- Born: October 1905 Portage la Prairie, Manitoba
- Died: 1979 (aged 73–74)
- Allegiance: Canada
- Branch: Royal Canadian Artillery
- Rank: Lieutenant Colonel
- Relations: Arthur Meighen (father) Isabel Meighen (mother) Lillian Meighen Wright (sister)
- Other work: Lawyer and philanthropist

= Theodore Meighen =

Canadian lawyer and philanthropist (1905–1979)

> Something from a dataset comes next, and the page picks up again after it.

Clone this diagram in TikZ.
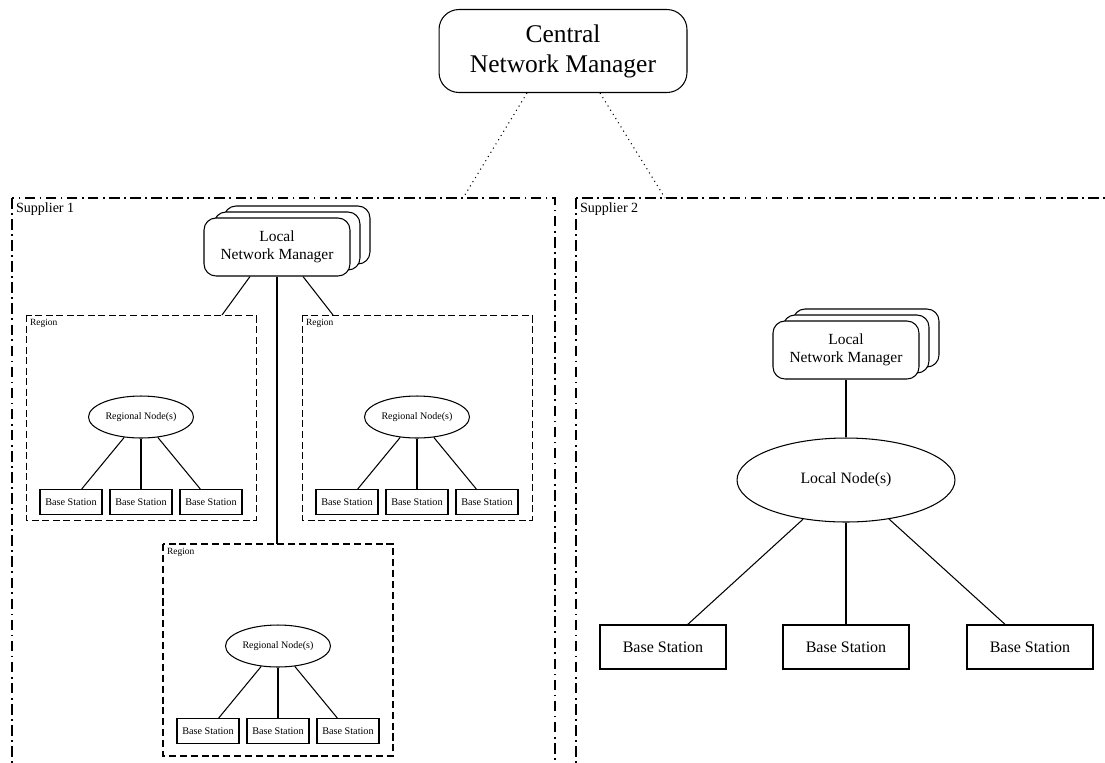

Theodore Roosevelt O'Neil Meighen (October 1905 - 1979) was a Canadian lawyer and philanthropist. He was the eldest son of former Prime Minister Arthur Meighen and Isabel Cox.

==Education==
Meighen was born in Portage la Prairie, Manitoba. He attended the Royal Military College of Canada in Kingston, Ontario in 1925, student #1865. He studied law at Université Laval in Quebec City.

==Career==
He practiced law in Montreal, and became a senior partner in the firm of McMaster Meighen. During World War II, he was based in Halifax, Nova Scotia while serving in the Royal Canadian Artillery. After the war he retired, with the rank of lieutenant colonel.

He established the T. R. Meighen Family Foundation in 1969.

==Family==
Meighen married Margaret "Peggy" DeLancey Robinson in 1937. She was a descendant of American Loyalist Beverley Robinson. Their children included Michael Meighen, who was later named to the Senate of Canada. Following Theodore Meighen's death, Peggy married Senator Hartland Molson in 1990, and remains the only Canadian ever to have both a son and a husband sitting in the Canadian Senate simultaneously. She died on December 18, 2000, at the age of 85, in Montreal, Quebec, Canada.

Theodore Meighen was also the brother of arts philanthropist Lillian Meighen Wright.